▸ **Data section**:
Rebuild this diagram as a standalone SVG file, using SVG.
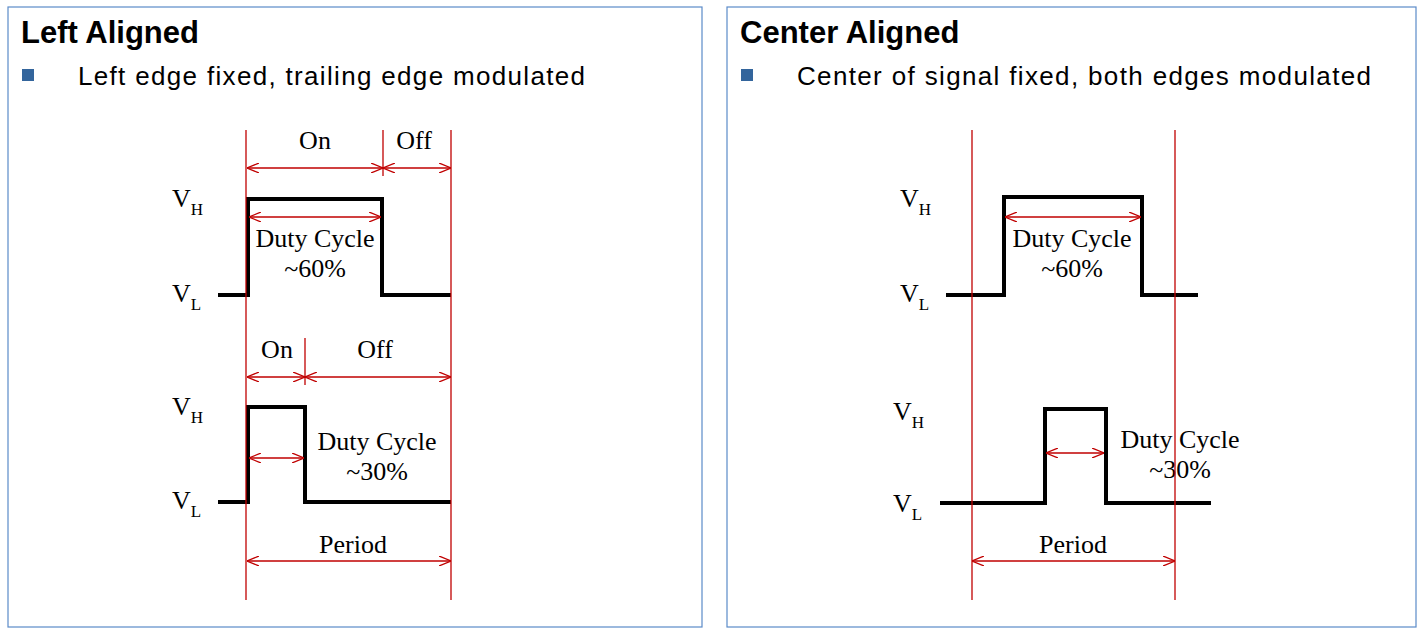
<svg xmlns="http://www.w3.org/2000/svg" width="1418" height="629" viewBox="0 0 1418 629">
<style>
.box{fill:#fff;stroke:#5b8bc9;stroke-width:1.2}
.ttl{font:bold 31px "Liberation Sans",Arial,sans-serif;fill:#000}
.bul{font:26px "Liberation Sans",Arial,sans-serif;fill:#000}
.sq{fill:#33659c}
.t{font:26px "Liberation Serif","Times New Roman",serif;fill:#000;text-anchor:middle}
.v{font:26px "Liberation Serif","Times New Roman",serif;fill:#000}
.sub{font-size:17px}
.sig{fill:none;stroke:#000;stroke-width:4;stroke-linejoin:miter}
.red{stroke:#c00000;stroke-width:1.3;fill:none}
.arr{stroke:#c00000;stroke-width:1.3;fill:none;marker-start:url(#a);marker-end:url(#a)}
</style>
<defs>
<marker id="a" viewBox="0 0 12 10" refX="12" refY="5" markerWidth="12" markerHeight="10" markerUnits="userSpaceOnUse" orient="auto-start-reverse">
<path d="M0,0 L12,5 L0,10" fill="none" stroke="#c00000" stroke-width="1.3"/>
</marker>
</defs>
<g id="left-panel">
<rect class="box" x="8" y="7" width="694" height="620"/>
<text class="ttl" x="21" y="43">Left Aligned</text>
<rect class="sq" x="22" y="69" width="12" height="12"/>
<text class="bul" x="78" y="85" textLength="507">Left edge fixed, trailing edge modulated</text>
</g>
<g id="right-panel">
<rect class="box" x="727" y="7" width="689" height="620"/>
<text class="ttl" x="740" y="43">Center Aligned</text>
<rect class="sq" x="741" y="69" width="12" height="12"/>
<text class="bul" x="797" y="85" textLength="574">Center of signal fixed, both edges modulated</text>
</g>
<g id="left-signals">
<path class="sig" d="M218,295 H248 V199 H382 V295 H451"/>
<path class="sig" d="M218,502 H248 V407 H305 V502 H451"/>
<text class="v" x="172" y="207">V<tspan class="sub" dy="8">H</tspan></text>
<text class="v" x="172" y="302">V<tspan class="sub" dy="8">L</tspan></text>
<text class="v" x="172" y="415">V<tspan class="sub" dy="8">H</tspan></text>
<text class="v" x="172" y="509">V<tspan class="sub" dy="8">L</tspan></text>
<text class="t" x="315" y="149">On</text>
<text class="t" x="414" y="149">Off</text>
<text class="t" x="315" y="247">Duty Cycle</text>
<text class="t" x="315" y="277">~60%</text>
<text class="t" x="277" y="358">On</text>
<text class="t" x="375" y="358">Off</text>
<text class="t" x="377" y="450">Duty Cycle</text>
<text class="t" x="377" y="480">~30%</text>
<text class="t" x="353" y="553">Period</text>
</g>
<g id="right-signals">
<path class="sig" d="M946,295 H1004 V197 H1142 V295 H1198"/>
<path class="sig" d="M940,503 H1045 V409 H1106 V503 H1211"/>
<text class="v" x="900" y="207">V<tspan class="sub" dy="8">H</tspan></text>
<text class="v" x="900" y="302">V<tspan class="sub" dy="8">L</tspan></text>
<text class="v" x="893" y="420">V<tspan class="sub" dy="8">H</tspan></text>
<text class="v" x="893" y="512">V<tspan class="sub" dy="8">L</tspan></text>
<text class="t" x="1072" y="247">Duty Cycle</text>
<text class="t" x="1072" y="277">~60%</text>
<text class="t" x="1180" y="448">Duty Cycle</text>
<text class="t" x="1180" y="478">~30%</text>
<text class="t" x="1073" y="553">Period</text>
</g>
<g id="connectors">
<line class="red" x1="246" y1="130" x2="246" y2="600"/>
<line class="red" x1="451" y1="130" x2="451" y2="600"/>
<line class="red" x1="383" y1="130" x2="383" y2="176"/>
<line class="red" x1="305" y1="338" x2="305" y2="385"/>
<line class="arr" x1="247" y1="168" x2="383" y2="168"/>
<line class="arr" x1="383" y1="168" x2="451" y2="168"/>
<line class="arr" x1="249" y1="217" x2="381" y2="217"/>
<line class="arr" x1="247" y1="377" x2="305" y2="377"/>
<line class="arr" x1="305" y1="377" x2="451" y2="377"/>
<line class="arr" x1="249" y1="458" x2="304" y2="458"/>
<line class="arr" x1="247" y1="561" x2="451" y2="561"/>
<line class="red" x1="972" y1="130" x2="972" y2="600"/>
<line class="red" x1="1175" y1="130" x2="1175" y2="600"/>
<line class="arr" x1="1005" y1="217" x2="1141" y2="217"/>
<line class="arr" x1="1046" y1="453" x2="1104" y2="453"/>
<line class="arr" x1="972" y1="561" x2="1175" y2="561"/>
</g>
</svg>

▸ **Directions for this task**: Copy the whole listing above word for word but do not carry over the pictures.

▸ **Solution below**:
Rebuild this diagram as a standalone SVG file, using SVG.
<svg xmlns="http://www.w3.org/2000/svg" width="1418" height="629" viewBox="0 0 1418 629">
<style>
.box{fill:#fff;stroke:#5b8bc9;stroke-width:1.2}
.ttl{font:bold 31px "Liberation Sans",Arial,sans-serif;fill:#000}
.bul{font:26px "Liberation Sans",Arial,sans-serif;fill:#000}
.sq{fill:#33659c}
.t{font:26px "Liberation Serif","Times New Roman",serif;fill:#000;text-anchor:middle}
.v{font:26px "Liberation Serif","Times New Roman",serif;fill:#000}
.sub{font-size:17px}
.sig{fill:none;stroke:#000;stroke-width:4;stroke-linejoin:miter}
.red{stroke:#c00000;stroke-width:1.3;fill:none}
.arr{stroke:#c00000;stroke-width:1.3;fill:none;marker-start:url(#a);marker-end:url(#a)}
</style>
<defs>
<marker id="a" viewBox="0 0 12 10" refX="12" refY="5" markerWidth="12" markerHeight="10" markerUnits="userSpaceOnUse" orient="auto-start-reverse">
<path d="M0,0 L12,5 L0,10" fill="none" stroke="#c00000" stroke-width="1.3"/>
</marker>
</defs>
<g id="left-panel">
<rect class="box" x="8" y="7" width="694" height="620"/>
<text class="ttl" x="21" y="43">Left Aligned</text>
<rect class="sq" x="22" y="69" width="12" height="12"/>
<text class="bul" x="78" y="85" textLength="507">Left edge fixed, trailing edge modulated</text>
</g>
<g id="right-panel">
<rect class="box" x="727" y="7" width="689" height="620"/>
<text class="ttl" x="740" y="43">Center Aligned</text>
<rect class="sq" x="741" y="69" width="12" height="12"/>
<text class="bul" x="797" y="85" textLength="574">Center of signal fixed, both edges modulated</text>
</g>
<g id="left-signals">
<path class="sig" d="M218,295 H248 V199 H382 V295 H451"/>
<path class="sig" d="M218,502 H248 V407 H305 V502 H451"/>
<text class="v" x="172" y="207">V<tspan class="sub" dy="8">H</tspan></text>
<text class="v" x="172" y="302">V<tspan class="sub" dy="8">L</tspan></text>
<text class="v" x="172" y="415">V<tspan class="sub" dy="8">H</tspan></text>
<text class="v" x="172" y="509">V<tspan class="sub" dy="8">L</tspan></text>
<text class="t" x="315" y="149">On</text>
<text class="t" x="414" y="149">Off</text>
<text class="t" x="315" y="247">Duty Cycle</text>
<text class="t" x="315" y="277">~60%</text>
<text class="t" x="277" y="358">On</text>
<text class="t" x="375" y="358">Off</text>
<text class="t" x="377" y="450">Duty Cycle</text>
<text class="t" x="377" y="480">~30%</text>
<text class="t" x="353" y="553">Period</text>
</g>
<g id="right-signals">
<path class="sig" d="M946,295 H1004 V197 H1142 V295 H1198"/>
<path class="sig" d="M940,503 H1045 V409 H1106 V503 H1211"/>
<text class="v" x="900" y="207">V<tspan class="sub" dy="8">H</tspan></text>
<text class="v" x="900" y="302">V<tspan class="sub" dy="8">L</tspan></text>
<text class="v" x="893" y="420">V<tspan class="sub" dy="8">H</tspan></text>
<text class="v" x="893" y="512">V<tspan class="sub" dy="8">L</tspan></text>
<text class="t" x="1072" y="247">Duty Cycle</text>
<text class="t" x="1072" y="277">~60%</text>
<text class="t" x="1180" y="448">Duty Cycle</text>
<text class="t" x="1180" y="478">~30%</text>
<text class="t" x="1073" y="553">Period</text>
</g>
<g id="connectors">
<line class="red" x1="246" y1="130" x2="246" y2="600"/>
<line class="red" x1="451" y1="130" x2="451" y2="600"/>
<line class="red" x1="383" y1="130" x2="383" y2="176"/>
<line class="red" x1="305" y1="338" x2="305" y2="385"/>
<line class="arr" x1="247" y1="168" x2="383" y2="168"/>
<line class="arr" x1="383" y1="168" x2="451" y2="168"/>
<line class="arr" x1="249" y1="217" x2="381" y2="217"/>
<line class="arr" x1="247" y1="377" x2="305" y2="377"/>
<line class="arr" x1="305" y1="377" x2="451" y2="377"/>
<line class="arr" x1="249" y1="458" x2="304" y2="458"/>
<line class="arr" x1="247" y1="561" x2="451" y2="561"/>
<line class="red" x1="972" y1="130" x2="972" y2="600"/>
<line class="red" x1="1175" y1="130" x2="1175" y2="600"/>
<line class="arr" x1="1005" y1="217" x2="1141" y2="217"/>
<line class="arr" x1="1046" y1="453" x2="1104" y2="453"/>
<line class="arr" x1="972" y1="561" x2="1175" y2="561"/>
</g>
</svg>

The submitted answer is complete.